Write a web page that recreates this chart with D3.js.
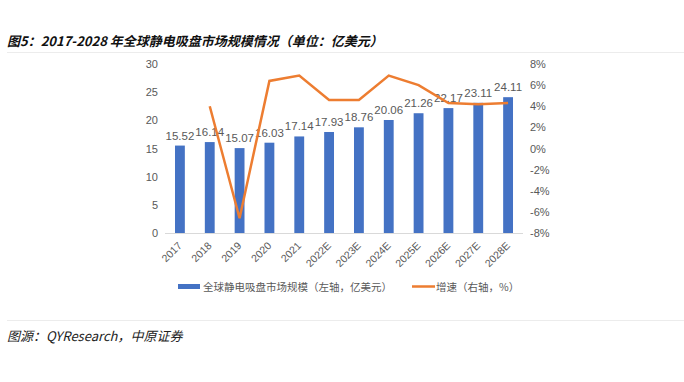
<!DOCTYPE html>
<html><head><meta charset="utf-8">
<script src="https://cdn.jsdelivr.net/npm/d3@7"></script>
<style>body{margin:0;background:#fff}svg{display:block}</style>
</head><body>
<svg id="c" width="684" height="382"></svg>
<script>
const categories = ["2017","2018","2019","2020","2021","2022E","2023E","2024E","2025E","2026E","2027E","2028E"];
const marketSize = [15.52,16.14,15.07,16.03,17.14,17.93,18.76,20.06,21.26,22.17,23.11,24.11];
const growth = [null,4.0,-6.6,6.4,6.9,4.6,4.6,6.9,6.0,4.3,4.2,4.3];
const leftTicks = [0,5,10,15,20,25,30];
const rightTicks = [-8,-6,-4,-2,0,2,4,6,8];
const titleText = "图5：2017-2028 年全球静电吸盘市场规模情况（单位：亿美元）";
const sourceText = "图源：QYResearch，中原证券";
const legendLabels = ["全球静电吸盘市场规模（左轴，亿美元）","增速（右轴，%）"];

const svg = d3.select("#c");
const font = "'Liberation Sans', Arial, 'Noto Sans CJK SC', sans-serif";
const cjk = "'Noto Sans CJK SC', sans-serif";
const blue = "#4472C4", orange = "#ED7D31", grey = "#595959";

svg.append("text").attr("x",7).attr("y",46).text(titleText)
  .style("font-family",cjk).style("font-size","13px").style("font-weight","bold")
  .style("font-style","italic").attr("fill","#111");
svg.append("line").attr("x1",7).attr("x2",684).attr("y1",52.5).attr("y2",52.5).attr("stroke","#ececec");
svg.append("line").attr("x1",7).attr("x2",684).attr("y1",320.5).attr("y2",320.5).attr("stroke","#ececec");
svg.append("text").attr("x",7).attr("y",341).text(sourceText)
  .style("font-family",cjk).style("font-size","13px").style("font-style","italic").attr("fill","#222");

const x = d3.scaleBand().domain(categories).range([165,523]).paddingInner(0.67).paddingOuter(0.335);
const y = d3.scaleLinear().domain([0,30]).range([233,64]);
const y2 = d3.scaleLinear().domain([-8,8]).range([233,64]);

// left axis
const gl = svg.append("g").attr("transform","translate(158,0)")
  .call(d3.axisLeft(y).tickValues(leftTicks).tickSize(0).tickPadding(0));
gl.select(".domain").remove();
gl.selectAll("text").style("font-family",font).style("font-size","11px").attr("fill",grey);

const gr = svg.append("g").attr("transform","translate(530,0)")
  .call(d3.axisRight(y2).tickValues(rightTicks).tickSize(0).tickPadding(0).tickFormat(d=>d+"%"));
gr.select(".domain").remove();
gr.selectAll("text").style("font-family",font).style("font-size","11px").attr("fill",grey);

// baseline
svg.append("line").attr("x1",165).attr("x2",523).attr("y1",233.5).attr("y2",233.5).attr("stroke","#d9d9d9");

// bars
svg.selectAll("rect.bar").data(categories).enter().append("rect")
  .attr("x",d=>x(d)).attr("width",x.bandwidth())
  .attr("y",(d,i)=>y(marketSize[i])).attr("height",(d,i)=>y(0)-y(marketSize[i]))
  .attr("fill",blue);

// bar labels
svg.selectAll("text.lbl").data(categories).enter().append("text")
  .attr("x",d=>x(d)+x.bandwidth()/2).attr("y",(d,i)=>y(marketSize[i])-6)
  .attr("text-anchor","middle").text((d,i)=>marketSize[i].toFixed(2))
  .style("font-family",font).style("font-size","11.5px").attr("fill",grey);

// line
const pts = categories.map((c,i)=>({c,v:growth[i]})).filter(p=>p.v!==null);
svg.append("path").datum(pts)
  .attr("d",d3.line().x(p=>x(p.c)+x.bandwidth()/2).y(p=>y2(p.v)))
  .attr("fill","none").attr("stroke",orange).attr("stroke-width",2.5).attr("stroke-linejoin","miter");

// x labels
const gx = svg.append("g").attr("transform","translate(0,238)")
  .call(d3.axisBottom(x).tickSize(0).tickPadding(0));
gx.select(".domain").remove();
gx.selectAll("text").attr("text-anchor","end").attr("dy","0.35em")
  .attr("transform","rotate(-45) translate(-4,4)")
  .style("font-family",font).style("font-size","10.5px").attr("fill",grey);

// legend
const lg = svg.append("g");
lg.append("rect").attr("x",178).attr("y",284).attr("width",22).attr("height",5).attr("fill",blue);
lg.append("text").attr("x",203).attr("y",290.5).text(legendLabels[0])
  .style("font-family",cjk).style("font-size","10.5px").attr("fill",grey);
lg.append("line").attr("x1",412).attr("x2",435).attr("y1",286.5).attr("y2",286.5).attr("stroke",orange).attr("stroke-width",2.5);
lg.append("text").attr("x",436).attr("y",290.5).text(legendLabels[1])
  .style("font-family",cjk).style("font-size","10.5px").attr("fill",grey);
</script>
</body></html>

┄┄┄┄┄┄┄┄┄┄

### Given request
Copy the data exactly. Any picture it contains is to be omitted.

### Answer to this task
Write a web page that recreates this chart with D3.js.
<!DOCTYPE html>
<html><head><meta charset="utf-8">
<script src="https://cdn.jsdelivr.net/npm/d3@7"></script>
<style>body{margin:0;background:#fff}svg{display:block}</style>
</head><body>
<svg id="c" width="684" height="382"></svg>
<script>
const categories = ["2017","2018","2019","2020","2021","2022E","2023E","2024E","2025E","2026E","2027E","2028E"];
const marketSize = [15.52,16.14,15.07,16.03,17.14,17.93,18.76,20.06,21.26,22.17,23.11,24.11];
const growth = [null,4.0,-6.6,6.4,6.9,4.6,4.6,6.9,6.0,4.3,4.2,4.3];
const leftTicks = [0,5,10,15,20,25,30];
const rightTicks = [-8,-6,-4,-2,0,2,4,6,8];
const titleText = "图5：2017-2028 年全球静电吸盘市场规模情况（单位：亿美元）";
const sourceText = "图源：QYResearch，中原证券";
const legendLabels = ["全球静电吸盘市场规模（左轴，亿美元）","增速（右轴，%）"];

const svg = d3.select("#c");
const font = "'Liberation Sans', Arial, 'Noto Sans CJK SC', sans-serif";
const cjk = "'Noto Sans CJK SC', sans-serif";
const blue = "#4472C4", orange = "#ED7D31", grey = "#595959";

svg.append("text").attr("x",7).attr("y",46).text(titleText)
  .style("font-family",cjk).style("font-size","13px").style("font-weight","bold")
  .style("font-style","italic").attr("fill","#111");
svg.append("line").attr("x1",7).attr("x2",684).attr("y1",52.5).attr("y2",52.5).attr("stroke","#ececec");
svg.append("line").attr("x1",7).attr("x2",684).attr("y1",320.5).attr("y2",320.5).attr("stroke","#ececec");
svg.append("text").attr("x",7).attr("y",341).text(sourceText)
  .style("font-family",cjk).style("font-size","13px").style("font-style","italic").attr("fill","#222");

const x = d3.scaleBand().domain(categories).range([165,523]).paddingInner(0.67).paddingOuter(0.335);
const y = d3.scaleLinear().domain([0,30]).range([233,64]);
const y2 = d3.scaleLinear().domain([-8,8]).range([233,64]);

// left axis
const gl = svg.append("g").attr("transform","translate(158,0)")
  .call(d3.axisLeft(y).tickValues(leftTicks).tickSize(0).tickPadding(0));
gl.select(".domain").remove();
gl.selectAll("text").style("font-family",font).style("font-size","11px").attr("fill",grey);

const gr = svg.append("g").attr("transform","translate(530,0)")
  .call(d3.axisRight(y2).tickValues(rightTicks).tickSize(0).tickPadding(0).tickFormat(d=>d+"%"));
gr.select(".domain").remove();
gr.selectAll("text").style("font-family",font).style("font-size","11px").attr("fill",grey);

// baseline
svg.append("line").attr("x1",165).attr("x2",523).attr("y1",233.5).attr("y2",233.5).attr("stroke","#d9d9d9");

// bars
svg.selectAll("rect.bar").data(categories).enter().append("rect")
  .attr("x",d=>x(d)).attr("width",x.bandwidth())
  .attr("y",(d,i)=>y(marketSize[i])).attr("height",(d,i)=>y(0)-y(marketSize[i]))
  .attr("fill",blue);

// bar labels
svg.selectAll("text.lbl").data(categories).enter().append("text")
  .attr("x",d=>x(d)+x.bandwidth()/2).attr("y",(d,i)=>y(marketSize[i])-6)
  .attr("text-anchor","middle").text((d,i)=>marketSize[i].toFixed(2))
  .style("font-family",font).style("font-size","11.5px").attr("fill",grey);

// line
const pts = categories.map((c,i)=>({c,v:growth[i]})).filter(p=>p.v!==null);
svg.append("path").datum(pts)
  .attr("d",d3.line().x(p=>x(p.c)+x.bandwidth()/2).y(p=>y2(p.v)))
  .attr("fill","none").attr("stroke",orange).attr("stroke-width",2.5).attr("stroke-linejoin","miter");

// x labels
const gx = svg.append("g").attr("transform","translate(0,238)")
  .call(d3.axisBottom(x).tickSize(0).tickPadding(0));
gx.select(".domain").remove();
gx.selectAll("text").attr("text-anchor","end").attr("dy","0.35em")
  .attr("transform","rotate(-45) translate(-4,4)")
  .style("font-family",font).style("font-size","10.5px").attr("fill",grey);

// legend
const lg = svg.append("g");
lg.append("rect").attr("x",178).attr("y",284).attr("width",22).attr("height",5).attr("fill",blue);
lg.append("text").attr("x",203).attr("y",290.5).text(legendLabels[0])
  .style("font-family",cjk).style("font-size","10.5px").attr("fill",grey);
lg.append("line").attr("x1",412).attr("x2",435).attr("y1",286.5).attr("y2",286.5).attr("stroke",orange).attr("stroke-width",2.5);
lg.append("text").attr("x",436).attr("y",290.5).text(legendLabels[1])
  .style("font-family",cjk).style("font-size","10.5px").attr("fill",grey);
</script>
</body></html>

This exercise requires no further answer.